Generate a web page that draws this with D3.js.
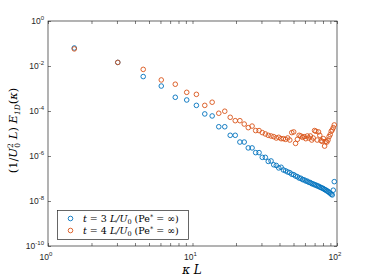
<!DOCTYPE html>
<html>
<head>
<meta charset="utf-8">
<script src="https://cdn.jsdelivr.net/npm/d3@7"></script>
<style>
  body { margin: 0; background: #fff; }
  svg { display: block; }
</style>
</head>
<body>
<svg id="chart" width="374" height="280"></svg>
<script>
// kappa L values of the sampled modes
var kappaL = [1.52, 3.04, 4.56, 6.08, 7.60, 9.12, 10.64, 12.16, 13.68, 15.20,
  16.72, 18.24, 19.76, 21.28, 22.80, 24.32, 25.84, 27.36, 28.88, 30.40,
  31.92, 33.44, 34.96, 36.48, 38.00, 39.52, 41.04, 42.56, 44.08, 45.60,
  47.12, 48.64, 50.16, 51.68, 53.20, 54.72, 56.24, 57.76, 59.28, 60.80,
  62.32, 63.84, 65.36, 66.88, 68.40, 69.92, 71.44, 72.96, 74.48, 76.00,
  77.52, 79.04, 80.56, 82.08, 83.60, 85.12, 86.64, 88.16, 89.68, 91.20,
  92.72, 94.24, 95.76];

// log10 of spectrum, t = 3 L/U0
var logE3 = [-1.20, -1.84, -2.47, -2.89, -3.39, -3.51, -3.75, -4.13, -4.22, -4.70,
  -4.70, -5.08, -5.08, -5.38, -5.38, -5.64, -5.64, -5.85, -5.85, -6.06,
  -6.06, -6.24, -6.22, -6.39, -6.42, -6.53, -6.50, -6.62, -6.66, -6.71,
  -6.74, -6.81, -6.83, -6.89, -6.92, -6.98, -6.99, -7.05, -7.06, -7.11,
  -7.12, -7.17, -7.18, -7.23, -7.24, -7.28, -7.29, -7.33, -7.34, -7.38,
  -7.40, -7.43, -7.45, -7.49, -7.51, -7.55, -7.57, -7.62, -7.65, -7.70,
  -7.73, -7.52, -7.14];

// log10 of spectrum, t = 4 L/U0
var logE4 = [-1.24, -1.84, -2.15, -2.62, -2.81, -3.17, -3.26, -3.75, -3.61, -4.10,
  -4.01, -4.28, -4.43, -4.43, -4.58, -4.74, -4.67, -4.87, -4.87, -4.96,
  -5.02, -5.08, -5.11, -5.14, -5.20, -5.17, -5.23, -5.23, -5.26, -5.20,
  -5.29, -4.96, -4.93, -5.44, -5.26, -5.08, -5.11, -5.17, -5.14, -5.23,
  -5.11, -5.20, -5.11, -5.29, -5.20, -4.87, -4.90, -5.29, -4.93, -5.08,
  -5.32, -5.35, -5.23, -5.56, -5.35, -5.38, -5.29, -5.14, -5.05, -4.90,
  -4.84, -4.74, -4.62];

var xMajor = [1, 10, 100];
var yMajor = [-10, -8, -6, -4, -2, 0];

var series = [
  { label: '3', vals: logE3, color: '#0072BD' },
  { label: '4', vals: logE4, color: '#D95319' }
];

var pL = 48, pT = 21, pR = 337, pB = 246;
var axisColor = '#262626';

var svg = d3.select('#chart');

var x = d3.scaleLog().domain([1, 100]).range([pL, pR]);
var y = d3.scaleLog().domain([1e-10, 1]).range([pB, pT]);

// minor ticks on x
var xTicks = [];
for (var d = 1; d <= 10; d *= 10) {
  for (var k = 1; k < 10; k++) xTicks.push(d * k);
}
xTicks.push(100);
var yTicks = yMajor.map(function(p) { return Math.pow(10, p); });

var g = svg.append('g');

function styleAxis(sel) {
  sel.select('.domain').remove();
  sel.selectAll('.tick line').attr('stroke', axisColor).attr('stroke-width', 0.6);
}

g.append('g').attr('transform', 'translate(0,' + pB + ')')
  .call(d3.axisBottom(x).tickValues(xTicks).tickSize(-3).tickFormat(''))
  .call(styleAxis);
g.append('g').attr('transform', 'translate(0,' + pT + ')')
  .call(d3.axisTop(x).tickValues(xTicks).tickSize(-3).tickFormat(''))
  .call(styleAxis);
g.append('g').attr('transform', 'translate(' + pL + ',0)')
  .call(d3.axisLeft(y).tickValues(yTicks).tickSize(-3).tickFormat(''))
  .call(styleAxis);
g.append('g').attr('transform', 'translate(' + pR + ',0)')
  .call(d3.axisRight(y).tickValues(yTicks).tickSize(-3).tickFormat(''))
  .call(styleAxis);

g.append('rect')
  .attr('x', pL).attr('y', pT)
  .attr('width', pR - pL).attr('height', pB - pT)
  .attr('fill', 'none').attr('stroke', axisColor).attr('stroke-width', 0.7);

// tick labels 10^n
var xl = g.selectAll('.xlab').data(xMajor).enter().append('text')
  .attr('class', 'xlab')
  .attr('x', function(d) { return x(d) - 2; })
  .attr('y', 260)
  .attr('text-anchor', 'middle')
  .attr('font-family', 'Liberation Sans, Arial, sans-serif')
  .attr('font-size', 8.5)
  .attr('fill', axisColor);
xl.append('tspan').text('10');
xl.append('tspan').attr('dy', -4).attr('font-size', 6)
  .text(function(d) { return Math.round(Math.log10(d)); });

var yl = g.selectAll('.ylab').data(yMajor).enter().append('text')
  .attr('class', 'ylab')
  .attr('x', 44)
  .attr('y', function(p) { return y(Math.pow(10, p)) + 3; })
  .attr('text-anchor', 'end')
  .attr('font-family', 'Liberation Sans, Arial, sans-serif')
  .attr('font-size', 8.5)
  .attr('fill', axisColor);
yl.append('tspan').text('10');
yl.append('tspan').attr('dy', -4).attr('font-size', 6)
  .text(function(p) { return p; });

// markers
series.forEach(function(s) {
  g.append('g').selectAll('circle')
    .data(s.vals)
    .enter().append('circle')
    .attr('cx', function(v, i) { return x(kappaL[i]); })
    .attr('cy', function(v) { return y(Math.pow(10, v)); })
    .attr('r', 2.3)
    .attr('fill', 'none')
    .attr('stroke', s.color)
    .attr('stroke-width', 0.9);
});

// axis titles
var serif = 'DejaVu Serif, Liberation Serif, serif';
var xt = g.append('text')
  .attr('x', 192).attr('y', 274)
  .attr('text-anchor', 'middle')
  .attr('font-family', serif).attr('font-size', 12)
  .attr('font-style', 'italic').attr('fill', '#000');
xt.append('tspan').text('κ L');

var yt = g.append('text')
  .attr('transform', 'translate(17,' + ((pT + pB) / 2 - 3) + ') rotate(-90)')
  .attr('text-anchor', 'middle')
  .attr('font-family', serif).attr('font-size', 11.5).attr('fill', '#000');
yt.append('tspan').text('(1/');
yt.append('tspan').attr('font-style', 'italic').text('U');
yt.append('tspan').attr('font-size', 7.5).attr('dy', -4).text('2');
yt.append('tspan').attr('font-size', 7.5).attr('dx', -4.5).attr('dy', 7).text('0');
yt.append('tspan').attr('font-style', 'italic').attr('dy', -3).text(' L');
yt.append('tspan').text(')  ');
yt.append('tspan').attr('font-style', 'italic').text('E');
yt.append('tspan').attr('font-style', 'italic').attr('font-size', 7.5).attr('dy', 3).text('1D');
yt.append('tspan').attr('dy', -3).text('(');
yt.append('tspan').attr('font-style', 'italic').text('κ');
yt.append('tspan').text(')');

// legend
var lg = g.append('g');
lg.append('rect')
  .attr('x', 57.5).attr('y', 210.5).attr('width', 131).attr('height', 29)
  .attr('fill', '#fff').attr('stroke', axisColor).attr('stroke-width', 0.7);
series.forEach(function(s, i) {
  var cy = 218.5 + i * 12;
  lg.append('circle')
    .attr('cx', 70.5).attr('cy', cy).attr('r', 2.3)
    .attr('fill', 'none').attr('stroke', s.color).attr('stroke-width', 0.9);
  var t = lg.append('text')
    .attr('x', 83).attr('y', cy + 3.5)
    .attr('font-family', serif).attr('font-size', 9.5).attr('fill', '#000');
  t.append('tspan').attr('font-style', 'italic').text('t');
  t.append('tspan').text(' = ' + s.label + ' ');
  t.append('tspan').attr('font-style', 'italic').text('L/U');
  t.append('tspan').attr('font-size', 6.5).attr('dy', 2).text('0');
  t.append('tspan').attr('dy', -2).text(' (Pe');
  t.append('tspan').attr('font-size', 6.5).attr('dy', -3).text('*');
  t.append('tspan').attr('dy', 3).text(' = ∞)');
});
</script>
</body>
</html>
^^^^^^^^
▸ **AIM**: Please extract exactly the lines of the data, from the first through the line containing "92.72, 94.24, 95.76];", and add no pictures to the copy.

▸ **ANSWER TO THIS TASK**:
Generate a web page that draws this with D3.js.
<!DOCTYPE html>
<html>
<head>
<meta charset="utf-8">
<script src="https://cdn.jsdelivr.net/npm/d3@7"></script>
<style>
  body { margin: 0; background: #fff; }
  svg { display: block; }
</style>
</head>
<body>
<svg id="chart" width="374" height="280"></svg>
<script>
// kappa L values of the sampled modes
var kappaL = [1.52, 3.04, 4.56, 6.08, 7.60, 9.12, 10.64, 12.16, 13.68, 15.20,
  16.72, 18.24, 19.76, 21.28, 22.80, 24.32, 25.84, 27.36, 28.88, 30.40,
  31.92, 33.44, 34.96, 36.48, 38.00, 39.52, 41.04, 42.56, 44.08, 45.60,
  47.12, 48.64, 50.16, 51.68, 53.20, 54.72, 56.24, 57.76, 59.28, 60.80,
  62.32, 63.84, 65.36, 66.88, 68.40, 69.92, 71.44, 72.96, 74.48, 76.00,
  77.52, 79.04, 80.56, 82.08, 83.60, 85.12, 86.64, 88.16, 89.68, 91.20,
  92.72, 94.24, 95.76];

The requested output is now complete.